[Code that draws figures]
◇ ◇ ◇ ◇ ◇

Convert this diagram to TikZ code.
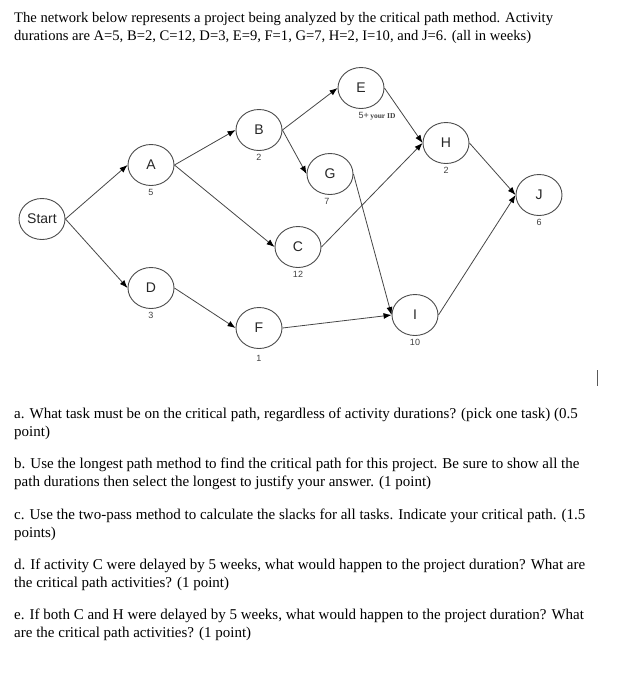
\documentclass[tikz,border=0pt]{standalone}
\usepackage{fontspec}
\setmainfont{Liberation Serif}
\setsansfont{Liberation Sans}
\usetikzlibrary{shapes.geometric,arrows.meta}

\tikzset{
  task/.style={draw=gray!60!black, line width=0.9pt, ellipse, minimum width=46pt, minimum height=41pt,
    inner sep=1pt, font=\sffamily\fontsize{14}{14}\selectfont, text=black!85},
  every label/.style={font=\sffamily\fontsize{9}{9}\selectfont, inner sep=0pt, text=black!75},
  link/.style={draw=gray!55!black, line width=0.8pt, -{Latex[length=8pt,width=6pt,black]}},
  para/.style={anchor=north west, align=left, inner sep=0pt, font=\fontsize{15}{18}\selectfont},
}

\begin{document}
\begin{tikzpicture}[x=1pt,y=-1pt,label distance=3.5pt]
    \useasboundingbox (0,0) rectangle (622,681);
    % problem statement
    \node[para, font=\fontsize{14.6}{18}\selectfont] (intro) at (14,12) {The network below represents a project being analyzed by the critical path method. Activity\\
      durations are A=5, B=2, C=12, D=3, E=9, F=1, G=7, H=2, I=10, and J=6. (all in weeks)};
    % the activity network
    \node[task] (Start) at (42,219) {Start};
    \node[task, label=below:5] (A) at (151,165) {A};
    \node[task, label=below:2] (B) at (259,130) {B};
    \node[task, label={[xshift=16pt]below:{5+\,{\rmfamily\bfseries\fontsize{7.5}{7.5}\selectfont your ID}}}] (E) at (361,88) {E};
    \node[task, label={[xshift=-3pt]below:7}] (G) at (330,174) {G};
    \node[task, label=below:12] (C) at (298,247) {C};
    \node[task, label=below:2] (H) at (446,143) {H};
    \node[task, label=below:6] (J) at (539,195) {J};
    \node[task, label=below:3] (D) at (151,288) {D};
    \node[task, label={[label distance=6.5pt]below:1}] (F) at (259,328) {F};
    \node[task, label=below:10] (I) at (415,315) {I};
    \foreach \from/\to in {Start/A,Start/D,A/B,A/C,B/E,B/G,E/H,G/I,C/H,H/J,D/F,F/I,I/J}
      \draw[link] (\from.east) -- (\to.west);
    \draw[gray!70!black] (597,370) -- (597,386);% text cursor
    % questions
    \node[para] (qa) at (14,407.5) {a. What task must be on the critical path, regardless of activity durations? (pick one task) (0.5\\
      point)};
    \node[para] (qb) at (14,457.5) {b. Use the longest path method to find the critical path for this project. Be sure to show all the\\
      path durations then select the longest to justify your answer. (1 point)};
    \node[para] (qc) at (14,508.5) {c. Use the two-pass method to calculate the slacks for all tasks. Indicate your critical path. (1.5\\
      points)};
    \node[para] (qd) at (14,558.5) {d. If activity C were delayed by 5 weeks, what would happen to the project duration? What are\\
      the critical path activities? (1 point)};
    \node[para] (qe) at (14,608.5) {e. If both C and H were delayed by 5 weeks, what would happen to the project duration? What\\
      are the critical path activities? (1 point)};
\end{tikzpicture}
\end{document}
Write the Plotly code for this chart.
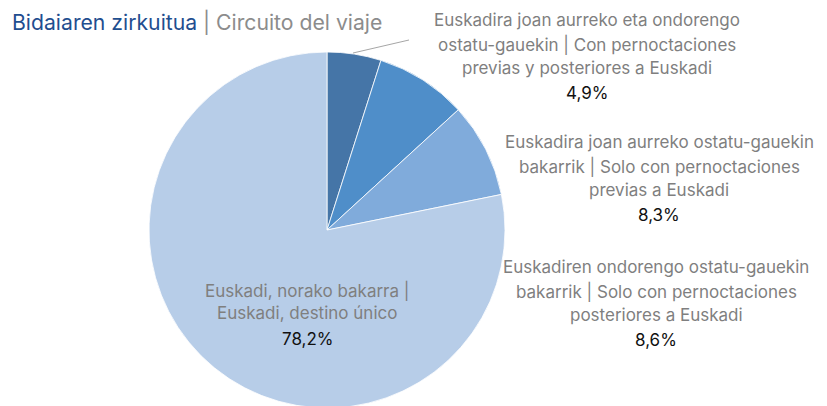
import plotly.graph_objects as go

W, H = 827, 406
OFF = 8  # page body margin shifts the figure by 8px

categories = [
    "Euskadira joan aurreko eta ondorengo ostatu-gauekin | Con pernoctaciones previas y posteriores a Euskadi",
    "Euskadira joan aurreko ostatu-gauekin bakarrik | Solo con pernoctaciones previas a Euskadi",
    "Euskadiren ondorengo ostatu-gauekin bakarrik | Solo con pernoctaciones posteriores a Euskadi",
    "Euskadi, norako bakarra | Euskadi, destino único",
]
values = [4.9, 8.3, 8.6, 78.2]
pct_labels = ["4,9%", "8,3%", "8,6%", "78,2%"]
label_lines = [
    ["Euskadira joan aurreko eta ondorengo", "ostatu-gauekin | Con pernoctaciones",
     "previas y posteriores a Euskadi"],
    ["Euskadira joan aurreko ostatu-gauekin", "bakarrik | Solo con pernoctaciones",
     "previas a Euskadi"],
    ["Euskadiren ondorengo ostatu-gauekin", "bakarrik | Solo con pernoctaciones",
     "posteriores a Euskadi"],
    ["Euskadi, norako bakarra |", "Euskadi, destino único"],
]
colors = ["#4575a7", "#4f8ec9", "#80abdb", "#b7cde8"]

# label placement in screen pixels: (center x, first line y, line step)
label_pos = [(587, 20, 24), (659, 142, 24), (656, 267, 24), (307, 290, 23)]

FONT = "Inter"


def px(x, y):
    return (x - OFF) / W, 1 - (y - OFF) / H


# pie: center (327, 230) on screen, radius 178
cx, cy, r = 327 - OFF, 230 - OFF, 178
fig = go.Figure(
    go.Pie(
        labels=categories,
        values=values,
        sort=False,
        direction="clockwise",
        rotation=0,
        marker=dict(colors=colors, line=dict(color="white", width=0.8)),
        textinfo="none",
        hoverinfo="label+percent",
        showlegend=False,
        domain=dict(x=[(cx - r) / W, (cx + r) / W], y=[1 - (cy + r) / H, 1 - (cy - r) / H]),
    )
)

annotations = []
for lines, pct, (lx, y0, step) in zip(label_lines, pct_labels, label_pos):
    for i, line in enumerate(lines):
        x, y = px(lx, y0 + i * step)
        annotations.append(dict(
            x=x, y=y, xref="paper", yref="paper", text=line, showarrow=False,
            xanchor="center", yanchor="middle",
            font=dict(family=FONT, size=17, color="#7f7f7f"),
        ))
    x, y = px(lx, y0 + len(lines) * step + (1 if len(lines) == 3 else 3))
    annotations.append(dict(
        x=x, y=y, xref="paper", yref="paper", text=pct, showarrow=False,
        xanchor="center", yanchor="middle",
        font=dict(family=FONT, size=17, color="#111111"),
    ))

tx, ty = px(10, 22)
annotations.append(dict(
    x=tx, y=ty, xref="paper", yref="paper", showarrow=False,
    xanchor="left", yanchor="middle",
    text="<span style='color:#1f4e8f'>Bidaiaren zirkuitua</span>"
         "<span style='color:#8c8c8c'> | Circuito del viaje</span>",
    font=dict(family=FONT, size=21.2),
))

x0, y0 = px(353, 53)
x1, y1 = px(409, 40)
fig.add_shape(type="line", xref="paper", yref="paper", x0=x0, y0=y0, x1=x1, y1=y1,
              line=dict(color="#a6a6a6", width=1))

fig.update_layout(
    width=W,
    height=H,
    margin=dict(l=0, r=0, t=0, b=0),
    paper_bgcolor="white",
    plot_bgcolor="white",
    annotations=annotations,
    font=dict(family=FONT),
)

fig.write_html("out.html")
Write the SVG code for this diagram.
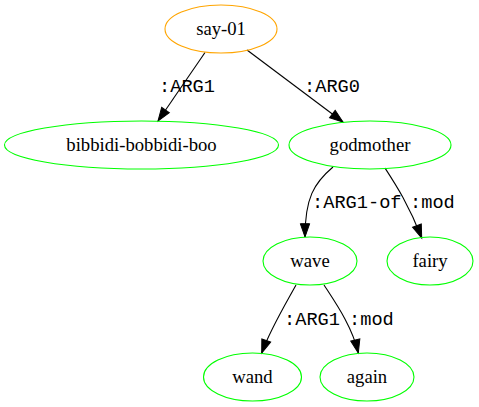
<svg xmlns="http://www.w3.org/2000/svg" width="479" height="407" viewBox="0 0 479 407">
  <defs>
    <marker id="arrow" markerUnits="userSpaceOnUse" markerWidth="16" markerHeight="12" refX="13.3" refY="4.67" orient="auto" overflow="visible">
      <path d="M0,0 L13.3,4.67 L0,9.33 Z" fill="#000" stroke="#000" stroke-width="1"/>
    </marker>
  </defs>
  <style>
    .node ellipse { fill: none; stroke-width: 1.1; }
    .root ellipse { stroke: #ffa500; }
    .leaf ellipse { stroke: #00ff00; }
    .node text { font-family: "Liberation Serif", "Times New Roman", serif; font-size: 18.67px; text-anchor: middle; fill: #000; }
    .edges path { fill: none; stroke: #000; stroke-width: 1.1; marker-end: url(#arrow); }
    .edges text { font-family: "Liberation Mono", "Courier New", monospace; font-size: 18.67px; fill: #000; }
  </style>
  <rect width="479" height="407" fill="#fff"/>

  <g id="edges" class="edges">
    <path d="M205,52.5 L158,121"/>
    <text x="159" y="92">:ARG1</text>
    <path d="M247,50 L343,122"/>
    <text x="304" y="92">:ARG0</text>
    <path d="M333,167 C314,183 305,198 305,237"/>
    <text x="312" y="208">:ARG1-of</text>
    <path d="M385,168 C396,185 409,205 421.7,238"/>
    <text x="410" y="208">:mod</text>
    <path d="M296,285 C285,305 270,330 261.7,353"/>
    <text x="284" y="325">:ARG1</text>
    <path d="M324,285 C335,302 352,326 358.3,353"/>
    <text x="349" y="325">:mod</text>
  </g>

  <g id="say-01" class="node root">
    <ellipse cx="221" cy="29" rx="56" ry="24"/>
    <text x="221" y="35">say-01</text>
  </g>
  <g id="bibbidi-bobbidi-boo" class="node leaf">
    <ellipse cx="141.5" cy="145" rx="137" ry="24"/>
    <text x="141.5" y="151">bibbidi-bobbidi-boo</text>
  </g>
  <g id="godmother" class="node leaf">
    <ellipse cx="370" cy="145" rx="81" ry="24"/>
    <text x="370" y="151">godmother</text>
  </g>
  <g id="wave" class="node leaf">
    <ellipse cx="310" cy="261" rx="47" ry="24"/>
    <text x="310" y="267">wave</text>
  </g>
  <g id="fairy" class="node leaf">
    <ellipse cx="430" cy="261" rx="43" ry="24"/>
    <text x="430" y="267">fairy</text>
  </g>
  <g id="wand" class="node leaf">
    <ellipse cx="252.5" cy="377" rx="49" ry="24"/>
    <text x="252.5" y="383">wand</text>
  </g>
  <g id="again" class="node leaf">
    <ellipse cx="367" cy="377" rx="47" ry="24"/>
    <text x="367" y="383">again</text>
  </g>
</svg>
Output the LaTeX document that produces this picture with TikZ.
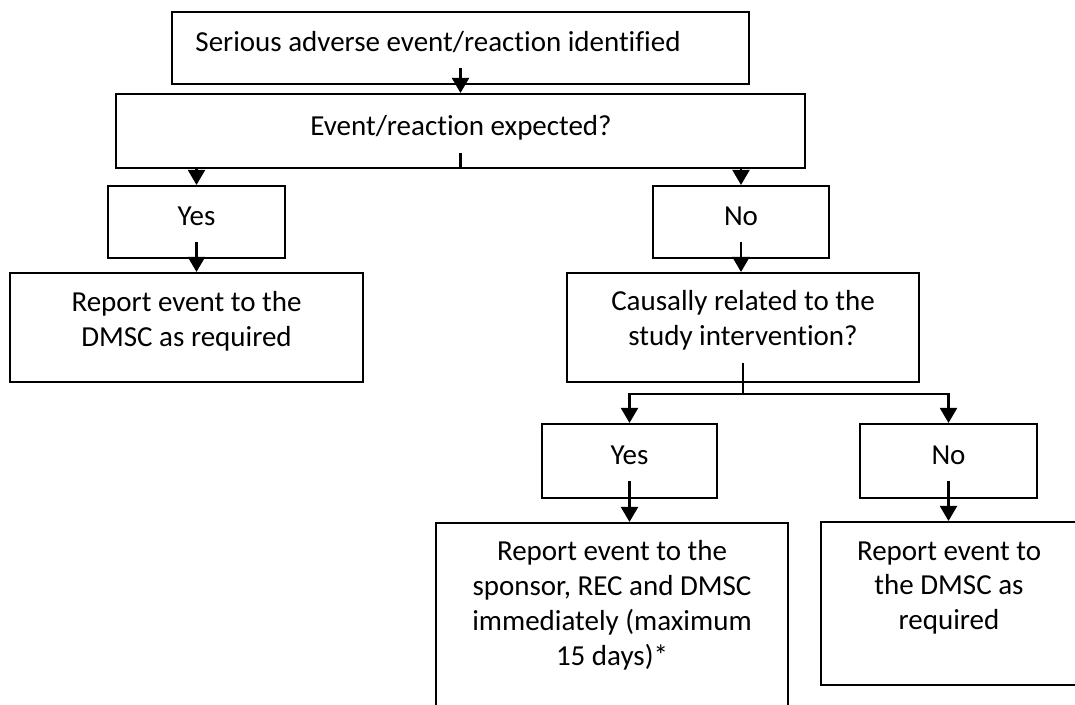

◇ ◇ ◇ ◇ ◇

## Instructions for the task
The first line to give again is the one with "Write the Plotly code for this chart.", and the last is the one with "figure by 8px". Repeat them and everything between exactly, minus the pictures.

## Output of the exercise
Write the Plotly code for this chart.
import plotly.graph_objects as go

W, H = 827, 406
OFF = 8  # page body margin shifts the figure by 8px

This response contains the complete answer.